◆ Dataset extract ◆
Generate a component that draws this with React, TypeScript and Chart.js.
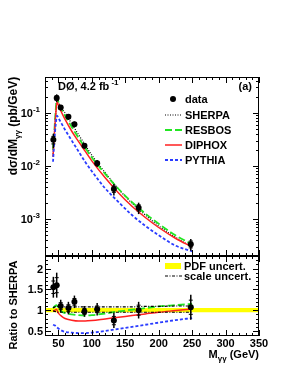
import React, { useEffect, useRef } from "react";
import { Chart, registerables } from "chart.js";
Chart.register(...registerables);

// ---------- data ----------
const massPoints = [42.5, 47.5, 53.5, 65, 74, 89, 108, 133, 170, 248];
const xsecData = [0.031, 0.19, 0.126, 0.084, 0.061, 0.024, 0.0113, 0.0037, 0.00165, 0.00034];
const xsecErr = [0.0093, 0.032, 0.015, 0.01, 0.0073, 0.0029, 0.0017, 0.0009, 0.0004, 0.000085];
const xsecStat = [0.005, 0.018, 0.008, 0.005, 0.004, 0.0015, 0.0009, 0.0005, 0.00022, 0.00005];
const ratioData = [1.55, 1.6, 1.1, 1.05, 1.2, 0.97, 1.02, 0.75, 1.0, 1.07];
const ratioErr = [0.25, 0.3, 0.15, 0.15, 0.15, 0.13, 0.15, 0.18, 0.2, 0.3];
const ratioStat = [0.15, 0.18, 0.08, 0.08, 0.08, 0.07, 0.08, 0.1, 0.12, 0.17];

const curveMass = [42, 44, 46, 48, 50, 55, 60, 70, 80, 90, 100, 120, 140, 160, 180, 200, 225, 250];
const sherpaXsec = [0.015, 0.04, 0.1, 0.19, 0.16, 0.12, 0.1, 0.062, 0.039, 0.025, 0.016, 0.0075, 0.0037, 0.002, 0.0012, 0.00075, 0.00046, 0.0003];
const resbosXsec = [0.02, 0.045, 0.11, 0.19, 0.16, 0.115, 0.088, 0.054, 0.034, 0.022, 0.0145, 0.0071, 0.0037, 0.0021, 0.00128, 0.00082, 0.0005, 0.00034];
const diphoxXsec = [0.015, 0.04, 0.09, 0.16, 0.14, 0.1, 0.075, 0.045, 0.029, 0.019, 0.0125, 0.006, 0.0031, 0.00175, 0.00108, 0.0007, 0.00044, 0.0003];
const pythiaXsec = [0.012, 0.03, 0.06, 0.088, 0.08, 0.062, 0.048, 0.03, 0.019, 0.012, 0.008, 0.0038, 0.0021, 0.0012, 0.00075, 0.0005, 0.00032, 0.00025];

const ratioMass = [42, 45, 47, 50, 55, 60, 70, 80, 90, 100, 120, 140, 160, 180, 200, 225, 250];
const resbosRatio = [1.05, 1.1, 1.12, 1.05, 0.97, 0.93, 0.9, 0.88, 0.87, 0.88, 0.92, 0.97, 1.01, 1.05, 1.09, 1.12, 1.15];
const diphoxRatio = [0.98, 1.0, 1.02, 0.93, 0.85, 0.8, 0.76, 0.74, 0.74, 0.75, 0.79, 0.83, 0.87, 0.91, 0.95, 0.99, 1.03];
const pythiaRatio = [0.65, 0.63, 0.6, 0.56, 0.51, 0.48, 0.46, 0.45, 0.45, 0.46, 0.5, 0.55, 0.6, 0.65, 0.7, 0.76, 0.81];
const scaleUp = [1.06, 1.08, 1.09, 1.09, 1.08, 1.08, 1.08, 1.08, 1.08, 1.08, 1.08, 1.08, 1.08, 1.09, 1.09, 1.1, 1.1];
const scaleDown = [0.98, 0.97, 0.96, 0.95, 0.95, 0.95, 0.95, 0.95, 0.95, 0.95, 0.95, 0.95, 0.95, 0.95, 0.95, 0.95, 0.95];
const pdfMass = [30, 350];
const pdfUp = [1.05, 1.05];
const pdfDown = [0.95, 0.95];

const xTickValues = [50, 100, 150, 200, 250, 300, 350];
const xTickLabels = ["50", "100", "150", "200", "250", "300", "350"];
const xsecTickValues = [1e-3, 1e-2, 1e-1];
const xsecTickExps = ["-3", "-2", "-1"];
const ratioTickValues = [0.5, 1, 1.5, 2];
const ratioTickLabels = ["0.5", "1", "1.5", "2"];

// ---------- style ----------
const FONT = "'Liberation Sans', Arial, Helvetica, sans-serif";
const W = 294;
const H = 381;
const X_MIN = 30;
const X_MAX = 350;
const GREEN = "#22e622";
const RED = "#ff2020";
const BLUE = "#2a3cff";
const YELLOW = "#ffff00";

const pts = (xs: number[], ys: number[]) => xs.map((x, i) => ({ x, y: ys[i] }));

function line(ctx: CanvasRenderingContext2D, x1: number, y1: number, x2: number, y2: number) {
  ctx.beginPath();
  ctx.moveTo(x1, y1);
  ctx.lineTo(x2, y2);
  ctx.stroke();
}

function drawXTicks(chart: any, withLabels: boolean) {
  const { ctx, chartArea: a, scales } = chart;
  const x = scales.x;
  ctx.save();
  ctx.strokeStyle = "#000";
  ctx.lineWidth = 1;
  for (let v = X_MIN; v <= X_MAX; v += 10) {
    const px = Math.round(x.getPixelForValue(v)) + 0.5;
    const len = v % 50 === 0 ? 6 : 3;
    line(ctx, px, a.bottom, px, a.bottom - len);
    line(ctx, px, a.top, px, a.top + len);
  }
  if (withLabels) {
    ctx.fillStyle = "#000";
    ctx.font = `bold 11px ${FONT}`;
    ctx.textAlign = "center";
    ctx.textBaseline = "alphabetic";
    xTickValues.forEach((v, i) => {
      ctx.fillText(xTickLabels[i], x.getPixelForValue(v), a.bottom + 11);
    });
  }
  ctx.strokeRect(a.left + 0.5, a.top + 0.5, a.right - a.left - 1, a.bottom - a.top - 1);
  ctx.restore();
}

function drawErrorBars(chart: any, dsIndex: number, errs: number[], stats: number[]) {
  const { ctx, scales } = chart;
  const meta = chart.getDatasetMeta(dsIndex);
  const ds = chart.data.datasets[dsIndex];
  ctx.save();
  ctx.strokeStyle = "#000";
  ctx.lineWidth = 1.5;
  meta.data.forEach((el: any, i: number) => {
    const v = ds.data[i].y;
    const px = el.x;
    const top = scales.y.getPixelForValue(v + errs[i]);
    const bot = scales.y.getPixelForValue(v - errs[i]);
    line(ctx, px, top, px, bot);
    const st = scales.y.getPixelForValue(v + stats[i]);
    const sb = scales.y.getPixelForValue(v - stats[i]);
    ctx.lineWidth = 1;
    line(ctx, px - 2, st, px + 2, st);
    line(ctx, px - 2, sb, px + 2, sb);
    ctx.lineWidth = 1.5;
  });
  ctx.restore();
}

function legendLine(ctx: CanvasRenderingContext2D, y: number, color: string, width: number, dash: number[]) {
  ctx.save();
  ctx.strokeStyle = color;
  ctx.lineWidth = width;
  ctx.setLineDash(dash);
  line(ctx, 165, y, 182, y);
  ctx.restore();
}

const topPlugin = {
  id: "topDecor",
  beforeDatasetDraw(chart: any, args: any) {
    if (args.index === 0) drawErrorBars(chart, 0, xsecErr, xsecStat);
  },
  afterDraw(chart: any) {
    const { ctx, chartArea: a, scales } = chart;
    const y = scales.y;
    drawXTicks(chart, false);
    ctx.save();
    ctx.strokeStyle = "#000";
    ctx.lineWidth = 1;
    for (let e = -4; e <= 0; e++) {
      for (let m = 1; m <= 9; m++) {
        const v = m * Math.pow(10, e);
        if (v < y.min || v > y.max) continue;
        const py = Math.round(y.getPixelForValue(v)) + 0.5;
        const len = m === 1 ? 6 : 3;
        line(ctx, a.left, py, a.left + len, py);
        line(ctx, a.right, py, a.right - len, py);
      }
    }
    // y tick labels 10^n
    ctx.fillStyle = "#000";
    ctx.textBaseline = "alphabetic";
    ctx.textAlign = "left";
    xsecTickValues.forEach((v, i) => {
      const py = y.getPixelForValue(v);
      ctx.font = `bold 8px ${FONT}`;
      const sw = ctx.measureText(xsecTickExps[i]).width;
      ctx.font = `bold 11px ${FONT}`;
      const bw = ctx.measureText("10").width;
      const right = 40;
      ctx.fillText("10", right - sw - bw, py + 4);
      ctx.font = `bold 8px ${FONT}`;
      ctx.fillText(xsecTickExps[i], right - sw, py - 1);
    });
    // y title
    ctx.save();
    ctx.translate(17, 126);
    ctx.rotate(-Math.PI / 2);
    const f1 = `bold 12px ${FONT}`;
    const f2 = `bold 8px ${FONT}`;
    ctx.font = f1;
    const p1 = "d\u03c3/dM";
    const p3 = " (pb/GeV)";
    const w1 = ctx.measureText(p1).width;
    const w3 = ctx.measureText(p3).width;
    ctx.font = f2;
    const w2 = ctx.measureText("\u03b3\u03b3").width;
    let sx = -(w1 + w2 + w3) / 2;
    ctx.font = f1;
    ctx.fillText(p1, sx, 0);
    sx += w1;
    ctx.font = f2;
    ctx.fillText("\u03b3\u03b3", sx, 3);
    sx += w2;
    ctx.font = f1;
    ctx.fillText(p3, sx, 0);
    ctx.restore();
    // header texts
    ctx.font = `bold 11px ${FONT}`;
    ctx.textAlign = "left";
    const hdr = "D\u00d8, 4.2 fb";
    ctx.fillText(hdr, 58, 90);
    const hw = ctx.measureText(hdr + " ").width;
    ctx.font = `bold 8px ${FONT}`;
    ctx.fillText("-1", 58 + hw - 1, 85);
    ctx.font = `bold 11px ${FONT}`;
    ctx.textAlign = "right";
    ctx.fillText("(a)", 252, 90);
    // legend
    ctx.textAlign = "left";
    ctx.beginPath();
    ctx.arc(173, 99, 3, 0, Math.PI * 2);
    ctx.fill();
    ctx.fillText("data", 185, 103);
    legendLine(ctx, 115, "#000", 1.2, [1, 1.5]);
    ctx.fillText("SHERPA", 185, 119);
    legendLine(ctx, 130, GREEN, 1.8, [7, 3]);
    ctx.fillText("RESBOS", 185, 134);
    legendLine(ctx, 145, RED, 1.5, []);
    ctx.fillText("DIPHOX", 185, 149);
    legendLine(ctx, 160, BLUE, 1.8, [3, 2]);
    ctx.fillText("PYTHIA", 185, 164);
    ctx.restore();
  },
};

const ratioPlugin = {
  id: "ratioDecor",
  beforeDatasetDraw(chart: any, args: any) {
    if (args.index === 0) drawErrorBars(chart, 0, ratioErr, ratioStat);
  },
  afterDraw(chart: any) {
    const { ctx, chartArea: a, scales } = chart;
    const y = scales.y;
    drawXTicks(chart, true);
    ctx.save();
    ctx.strokeStyle = "#000";
    ctx.lineWidth = 1;
    for (let k = 4; k <= 23; k++) {
      const v = k / 10;
      if (v < y.min || v > y.max) continue;
      const py = Math.round(y.getPixelForValue(v)) + 0.5;
      const len = k % 5 === 0 ? 6 : 3;
      line(ctx, a.left, py, a.left + len, py);
      line(ctx, a.right, py, a.right - len, py);
    }
    ctx.fillStyle = "#000";
    ctx.font = `bold 11px ${FONT}`;
    ctx.textAlign = "right";
    ctx.textBaseline = "alphabetic";
    ratioTickValues.forEach((v, i) => {
      ctx.fillText(ratioTickLabels[i], 43, y.getPixelForValue(v) + 4);
    });
    // y title
    ctx.save();
    ctx.translate(17, 305);
    ctx.rotate(-Math.PI / 2);
    ctx.textAlign = "center";
    ctx.font = `bold 11px ${FONT}`;
    ctx.fillText("Ratio to SHERPA", 0, 0);
    ctx.restore();
    // x title
    const f1 = `bold 11px ${FONT}`;
    const f2 = `bold 8px ${FONT}`;
    ctx.textAlign = "left";
    ctx.font = f1;
    const wM = ctx.measureText("M").width;
    const w3 = ctx.measureText(" (GeV)").width;
    ctx.font = f2;
    const w2 = ctx.measureText("\u03b3\u03b3").width;
    let sx = 259 - wM - w2 - w3;
    ctx.font = f1;
    ctx.fillText("M", sx, 358);
    sx += wM;
    ctx.font = f2;
    ctx.fillText("\u03b3\u03b3", sx, 361);
    sx += w2;
    ctx.font = f1;
    ctx.fillText(" (GeV)", sx, 358);
    // legend
    ctx.fillStyle = YELLOW;
    ctx.fillRect(165, 263, 16, 6);
    ctx.fillStyle = "#000";
    ctx.font = `bold 11px ${FONT}`;
    ctx.fillText("PDF uncert.", 184, 270);
    legendLine(ctx, 276, "#000", 1.2, [3, 1.5, 1, 1.5]);
    ctx.fillText("scale uncert.", 184, 280);
    ctx.restore();
  },
};

function baseOptions(yScale: any, padding: any) {
  return {
    responsive: false,
    animation: false as const,
    devicePixelRatio: 1,
    layout: { padding },
    plugins: { legend: { display: false }, tooltip: { enabled: false } },
    scales: {
      x: { type: "linear" as const, min: X_MIN, max: X_MAX, display: false },
      y: { ...yScale, display: false },
    },
    elements: { point: { radius: 0 } },
  };
}

export default function App() {
  const topRef = useRef<HTMLCanvasElement>(null);
  const botRef = useRef<HTMLCanvasElement>(null);

  useEffect(() => {
    document.body.style.margin = "0";
    const lineDs = (label: string, xs: number[], ys: number[], color: string, width: number, dash: number[]) => ({
      label,
      data: pts(xs, ys),
      borderColor: color,
      borderWidth: width,
      borderDash: dash,
      pointRadius: 0,
      fill: false,
      cubicInterpolationMode: "monotone" as const,
    });
    const dataDs = (ys: number[]) => ({
      label: "data",
      data: pts(massPoints, ys),
      showLine: false,
      pointRadius: 3,
      pointBackgroundColor: "#000",
      pointBorderWidth: 0,
      borderColor: "#000",
    });

    const top = new Chart(topRef.current!, {
      type: "line",
      data: {
        datasets: [
          dataDs(xsecData),
          lineDs("PYTHIA", curveMass, pythiaXsec, BLUE, 1.8, [3, 2]),
          lineDs("DIPHOX", curveMass, diphoxXsec, RED, 1.5, []),
          lineDs("RESBOS", curveMass, resbosXsec, GREEN, 1.8, [7, 3]),
          lineDs("SHERPA", curveMass, sherpaXsec, "#000", 1.2, [1, 1.5]),
        ],
      },
      options: baseOptions({ type: "logarithmic", min: 2.04e-4, max: 0.47 }, { left: 45, top: 77, right: 35, bottom: 125 }) as any,
      plugins: [topPlugin],
    });

    const bot = new Chart(botRef.current!, {
      type: "line",
      data: {
        datasets: [
          dataDs(ratioData),
          lineDs("scale up", ratioMass, scaleUp, "#000", 1.2, [3, 1.5, 1, 1.5]),
          lineDs("scale down", ratioMass, scaleDown, "#000", 1.2, [3, 1.5, 1, 1.5]),
          lineDs("PYTHIA", ratioMass, pythiaRatio, BLUE, 1.8, [3, 2]),
          lineDs("DIPHOX", ratioMass, diphoxRatio, RED, 1.5, []),
          lineDs("RESBOS", ratioMass, resbosRatio, GREEN, 1.8, [7, 3]),
          {
            label: "PDF up",
            data: pts(pdfMass, pdfUp),
            borderWidth: 0,
            pointRadius: 0,
            backgroundColor: YELLOW,
            fill: "+1",
          },
          {
            label: "PDF down",
            data: pts(pdfMass, pdfDown),
            borderWidth: 0,
            pointRadius: 0,
            fill: false,
          },
        ],
      },
      options: baseOptions({ type: "linear", min: 0.38, max: 2.3 }, { left: 45, top: 256, right: 35, bottom: 45 }) as any,
      plugins: [ratioPlugin],
    });

    return () => {
      top.destroy();
      bot.destroy();
    };
  }, []);

  const cs: React.CSSProperties = { position: "absolute", left: 0, top: 0 };
  return (
    <div style={{ position: "relative", width: W, height: H, background: "#fff" }}>
      <canvas ref={topRef} width={W} height={H} style={cs} />
      <canvas ref={botRef} width={W} height={H} style={cs} />
    </div>
  );
}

◆ The request ◆
Without any pictures, reproduce the lines from the first one in the material through the line that has "0.1, 0.12, 0.17];", exactly as they appear.

◆ The response ◆
Generate a component that draws this with React, TypeScript and Chart.js.
import React, { useEffect, useRef } from "react";
import { Chart, registerables } from "chart.js";
Chart.register(...registerables);

// ---------- data ----------
const massPoints = [42.5, 47.5, 53.5, 65, 74, 89, 108, 133, 170, 248];
const xsecData = [0.031, 0.19, 0.126, 0.084, 0.061, 0.024, 0.0113, 0.0037, 0.00165, 0.00034];
const xsecErr = [0.0093, 0.032, 0.015, 0.01, 0.0073, 0.0029, 0.0017, 0.0009, 0.0004, 0.000085];
const xsecStat = [0.005, 0.018, 0.008, 0.005, 0.004, 0.0015, 0.0009, 0.0005, 0.00022, 0.00005];
const ratioData = [1.55, 1.6, 1.1, 1.05, 1.2, 0.97, 1.02, 0.75, 1.0, 1.07];
const ratioErr = [0.25, 0.3, 0.15, 0.15, 0.15, 0.13, 0.15, 0.18, 0.2, 0.3];
const ratioStat = [0.15, 0.18, 0.08, 0.08, 0.08, 0.07, 0.08, 0.1, 0.12, 0.17];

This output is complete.